Реформы армии, образования и здравоохранения превратились в распильные конструкции, вобравшие в жизненно важных для страны и государства областях деятельности царство туфты и формализма. Этот процесс как бы курировался «эффективными менеджерами», формально имевшими хорошее образование, но оказавшимися на значимых руководящих постах не через строгий институциональный отбор, а благодаря включению в ту или иную неопатримониальную сеть. Довольно хороший рассказ о разрушении одного из факультетов СИУ РАНХИГС под лозунгами оптимизации записал его бывший декан. Дмитрий Лабаури контурно обозначил кадровую составляющую этого сложного процесса изменения государства с позиции человека академии:
«В то время я особенно не роптал ни на издержки работы, ни на нищету, хотя и понимал её унизительную сущность. Понимал, что нищета нашей интеллигенции и, как следствие, девальвация сферы образования и науки – не следствие некоего несчастного стечения обстоятельств или тяжёлого экономического положения в стране, а результат самой что ни на есть целенаправленной политики нашего государства. Политики, направленной на создание таких условий для людей умственного труда, которые не позволили бы им заниматься ничем иным, кроме жалкой борьбы за выживание. В первую очередь я объяснял себе это стремлением режима избавиться от назойливого и массового интеллектуального оппонента, который бы задавал власти “ненужные” вопросы и формировал бы “ненужное” общественное мнение. Речь шла в первую очередь, конечно, о гуманитарном образовании и гуманитариях, которые в 2000-е и 2010-е годы подверглись полнейшему разгрому и были обречены в итоге государством на маргинальное существование, лишённое зачастую элементарного человеческого достоинства….

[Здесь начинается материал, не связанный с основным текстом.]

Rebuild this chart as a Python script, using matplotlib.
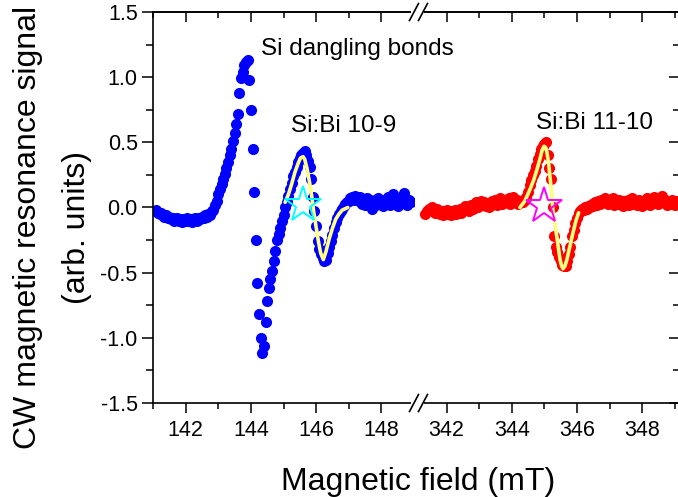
import numpy as np
import matplotlib
matplotlib.use("Agg")
import matplotlib.pyplot as plt
from matplotlib.ticker import MultipleLocator, FixedLocator
from matplotlib.lines import Line2D
from matplotlib.patches import Rectangle

plt.rcParams['font.family'] = ['Liberation Sans', 'DejaVu Sans']

# ---- data ----
# low-field sweep (Si dangling bonds + Si:Bi 10-9), 0.05 mT steps from 141.05 mT
field_low_start, field_step = 141.05, 0.05
signal_low = [
    -0.03, -0.02, -0.04, -0.05, -0.04, -0.06, -0.07, -0.06, -0.08, -0.07,
    -0.09, -0.08, -0.10, -0.09, -0.08, -0.10, -0.09, -0.11, -0.09, -0.10,
    -0.08, -0.10, -0.09, -0.11, -0.09, -0.08, -0.10, -0.08, -0.09, -0.07,
    -0.08, -0.06, -0.07, -0.05, -0.06, -0.03, -0.02, 0.02, 0.05, 0.10,
    0.14, 0.18, 0.22, 0.26, 0.30, 0.35, 0.40, 0.45, 0.51, 0.57,
    0.64, 0.72, 0.88, 0.99, 1.04, 1.09, 1.12, 1.13, 0.98, 0.75,
    0.45, 0.12, -0.25, -0.58, -0.82, -1.00, -1.12, -1.06, -0.88, -0.72,
    -0.62, -0.55, -0.49, -0.41, -0.33, -0.25, -0.20, -0.16, -0.10, -0.06,
    0.00, 0.04, 0.09, 0.14, 0.19, 0.24, 0.27, 0.31, 0.35, 0.38,
    0.40, 0.42, 0.43, 0.40, 0.36, 0.31, 0.22, 0.08, -0.03, -0.14,
    -0.26, -0.32, -0.36, -0.39, -0.41, -0.40, -0.35, -0.30, -0.26, -0.21,
    -0.16, -0.11, -0.08, -0.05, -0.03, -0.01, 0.01, 0.03, 0.04, 0.05,
    0.07, 0.08, 0.06, 0.09, 0.07, 0.05, 0.08, 0.03, 0.06, 0.02,
    0.07, 0.04, 0.06, -0.01, 0.04, 0.06, 0.02, 0.07, 0.03, 0.05,
    0.01, 0.06, 0.04, 0.08, 0.02, 0.05, 0.10, 0.03, 0.06, 0.01,
    0.05, 0.08, 0.04, 0.11, 0.05, 0.02, 0.06, 0.04,
]

# high-field sweep (Si:Bi 11-10), 0.05 mT steps from 341.35 mT
field_high_start = 341.35
signal_high = [
    -0.05, -0.03, -0.01, -0.02, 0.00, -0.02, -0.04, -0.01, -0.03, -0.05,
    -0.03, -0.06, -0.04, -0.02, -0.05, -0.03, -0.06, -0.04, -0.02, -0.05,
    -0.03, -0.01, -0.04, -0.02, 0.01, -0.02, 0.00, -0.03, 0.02, -0.01,
    0.01, 0.04, 0.00, 0.03, 0.05, 0.02, 0.04, 0.01, 0.03, 0.00,
    0.02, 0.05, 0.03, 0.06, 0.02, 0.04, 0.07, 0.03, 0.05, 0.06,
    0.04, 0.07, 0.03, 0.05, 0.08, 0.04, 0.06, 0.03, 0.05, 0.04,
    0.04, 0.06, 0.08, 0.12, 0.17, 0.21, 0.25, 0.28, 0.32, 0.37,
    0.41, 0.45, 0.47, 0.49, 0.50, 0.40, 0.30, 0.22, 0.00, -0.22,
    -0.30, -0.34, -0.38, -0.41, -0.44, -0.45, -0.45, -0.41, -0.36, -0.30,
    -0.22, -0.17, -0.12, -0.08, -0.04, -0.03, -0.01, -0.02, 0.00, -0.01,
    0.01, 0.00, 0.03, 0.01, 0.04, 0.02, 0.05, 0.03, 0.06, 0.04,
    0.07, 0.05, 0.03, 0.06, 0.04, 0.07, 0.02, 0.05, 0.03, 0.06,
    0.04, 0.01, 0.05, 0.03, 0.06, 0.02, 0.05, 0.07, 0.03, 0.05,
    0.02, 0.06, 0.04, 0.01, 0.05, 0.03, 0.07, 0.04, 0.02, 0.05,
    0.08, 0.04, 0.06, 0.03, 0.05, 0.09, 0.04, 0.06, 0.02, 0.05,
    0.03, 0.06, 0.04, 0.02, 0.05, 0.03,
]

# fitted line shapes
fit_low_field = [145.05, 145.15, 145.25, 145.35, 145.45, 145.52, 145.60, 145.65,
                 145.72, 145.80, 145.87, 145.93, 146.00, 146.07, 146.14, 146.22,
                 146.30, 146.40, 146.50, 146.60, 146.70, 146.80, 146.97]
fit_low_signal = [0.04, 0.10, 0.18, 0.27, 0.34, 0.38, 0.39, 0.37,
                  0.30, 0.19, 0.08, -0.04, -0.15, -0.26, -0.35, -0.40,
                  -0.34, -0.24, -0.16, -0.09, -0.05, -0.02, 0.00]
fit_high_field = [344.25, 344.40, 344.56, 344.67, 344.77, 344.86, 344.93, 344.99,
                  345.04, 345.08, 345.13, 345.17, 345.22, 345.26, 345.33, 345.39,
                  345.44, 345.48, 345.53, 345.57, 345.63, 345.69, 345.78, 345.88,
                  345.97, 346.05]
fit_high_signal = [0.00, 0.05, 0.14, 0.21, 0.29, 0.37, 0.44, 0.47,
                   0.46, 0.42, 0.34, 0.24, 0.11, -0.02, -0.14, -0.24,
                   -0.33, -0.40, -0.45, -0.47, -0.45, -0.40, -0.30, -0.19,
                   -0.10, -0.04]

# resonance field positions (stars)
star_low = (145.60, 0.02)
star_high = (344.98, 0.01)

field_low = np.round(field_low_start + field_step * np.arange(len(signal_low)), 2)
field_high = np.round(field_high_start + field_step * np.arange(len(signal_high)), 2)

# ---- figure layout (pixel boxes on a 678x497 canvas) ----
W, H = 678, 497
fig = plt.figure(figsize=(W / 100, H / 100), dpi=100)
y_top, y_bot = 12, 403
x_left, x_mid, x_right = 153, 414, 679
ax1 = fig.add_axes([x_left / W, 1 - y_bot / H, (x_mid - x_left) / W, (y_bot - y_top) / H])
ax2 = fig.add_axes([x_mid / W, 1 - y_bot / H, (x_right - x_mid) / W, (y_bot - y_top) / H],
                   sharey=ax1)
ax2.patch.set_visible(False)

tick_fs = 15.5
lw_spine = 1.2

for ax, f, s, col in [(ax1, field_low, signal_low, 'blue'),
                      (ax2, field_high, signal_high, 'red')]:
    ax.plot(f, s, 'o', color=col, ms=8, mec=col, mew=0, zorder=2)

ax1.plot(fit_low_field, fit_low_signal, color='#ffff80', lw=2.6,
         solid_joinstyle='round', solid_capstyle='round', zorder=3)
ax2.plot(fit_high_field, fit_high_signal, color='#ffff80', lw=2.6,
         solid_joinstyle='round', solid_capstyle='round', zorder=3)
ax1.plot(*star_low, marker='*', ms=27, mfc='none', mec='cyan', mew=1.4, zorder=4)
ax2.plot(*star_high, marker='*', ms=27, mfc='none', mec='magenta', mew=1.4, zorder=4)

ax1.set_xlim(141, 149)
ax2.set_xlim(341, 341 + (x_right - x_mid) / 32.6)
ax1.set_ylim(-1.5, 1.5)

ax1.xaxis.set_major_locator(FixedLocator([142, 144, 146, 148]))
ax1.xaxis.set_minor_locator(FixedLocator([141, 143, 145, 147]))
ax2.xaxis.set_major_locator(FixedLocator([342, 344, 346, 348]))
ax2.xaxis.set_minor_locator(FixedLocator([343, 345, 347, 349]))
ax1.yaxis.set_major_locator(MultipleLocator(0.5))
ax1.yaxis.set_minor_locator(MultipleLocator(0.25))
ax1.yaxis.set_major_formatter(plt.FormatStrFormatter('%.1f'))

for ax in (ax1, ax2):
    for sp in ax.spines.values():
        sp.set_linewidth(lw_spine)
    ax.tick_params(axis='x', which='major', direction='out', length=7.5, width=1.1,
                   labelsize=tick_fs, pad=5, top=False)
    ax.tick_params(axis='x', which='minor', direction='out', length=4, width=1.1, top=False)
    # inward ticks along the top edge
    top = ax.secondary_xaxis('top')
    top.xaxis.set_major_locator(ax.xaxis.get_major_locator())
    top.xaxis.set_minor_locator(ax.xaxis.get_minor_locator())
    top.tick_params(which='major', direction='in', length=7.5, width=1.1, labeltop=False)
    top.tick_params(which='minor', direction='in', length=4.3, width=1.1)
    top.spines['top'].set_linewidth(lw_spine)

ax1.spines['right'].set_visible(False)
ax2.spines['left'].set_visible(False)
ax1.tick_params(axis='y', which='major', direction='out', length=8, width=1.1,
                labelsize=tick_fs, pad=3, right=False)
ax1.tick_params(axis='y', which='minor', direction='out', length=5, width=1.1, right=False)
ax2.tick_params(axis='y', which='both', left=False, labelleft=False, right=False)
rgt = ax2.secondary_yaxis('right')
rgt.yaxis.set_major_locator(MultipleLocator(0.5))
rgt.yaxis.set_minor_locator(MultipleLocator(0.25))
rgt.tick_params(which='major', direction='in', length=7.5, width=1.1, labelright=False)
rgt.tick_params(which='minor', direction='in', length=4.3, width=1.1)

# peak labels
ax1.text(147.25, 1.17, 'Si dangling bonds', fontsize=17.5, ha='center', va='baseline',
         zorder=5)
ax1.text(146.85, 0.58, 'Si:Bi 10-9', fontsize=17.5, ha='center', va='baseline')
ax2.text(346.55, 0.60, 'Si:Bi 11-10', fontsize=17.5, ha='center', va='baseline')

# axis break marks on top and bottom edges
for yb in (y_top, y_bot):
    fig.add_artist(Rectangle(((x_mid - 3) / W, 1 - (yb + 3) / H), 13 / W, 6 / H,
                             transform=fig.transFigure, facecolor='white',
                             edgecolor='none', zorder=10))
    for xc in (x_mid, x_mid + 9):
        fig.add_artist(Line2D([(xc - 4.5) / W, (xc + 4.5) / W],
                              [1 - (yb + 8.5) / H, 1 - (yb - 8.5) / H],
                              transform=fig.transFigure, color='black',
                              lw=lw_spine, zorder=11))

# axis titles
fig.text(418 / W, 1 - 490 / H, 'Magnetic field (mT)', fontsize=23,
         ha='center', va='baseline')
fig.text(28 / W, 1 - 227 / H, 'CW magnetic resonance signal', fontsize=23,
         rotation=90, ha='center', va='center')
fig.text(77 / W, 1 - 227 / H, '(arb. units)', fontsize=23,
         rotation=90, ha='center', va='center')

fig.savefig('out.png', dpi=100)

…Одним словом, в то время, когда сенатор Рауф Арашуков благодаря своим феноменальным способностям брал одну высоту за другой – в 21 год министр труда и помощник президента КЧР, в 24 – заместитель председателя правительства КЧР, в 31 – сенатор Совета Федерации, – я продолжал заниматься, в понимании нашей липовой элиты с липовыми дипломами, какой-то альтруистской ерундой – писал какие-то статьи, издал первую книгу, участвовал в конференциях, но главное – преподавал. Выполнял, одним словом, функцию, как я тогда уже понимал, не нужную и не востребованную ни государством, ни обществом».
В целом всё это усилило влияние отрицательного отбора в органы власти. Это сказалось и на принятии решений, и на их исполнении. Процессы, которые отдельный наблюдатель видел как грустную частность, возымели смертельный эффект, когда дело дошло до «момента икс» – испытания государства на прочность.
Какой может быть вывод? Власть над стихией войны может быть у государства, но не у «вертикали». А государство – посмотрим выше – не бывает без нации, без прочно стоящей на ногах социальной общности. Отсюда складывается главная силовая линия конфликтов будущего в России: это конфликт между неизбежно складывающимися в кризисной ситуации субъектами социального действия, так же неизбежно растущими в масштабе, и традициями управления государством, которые сложились за последнюю пару десятилетий.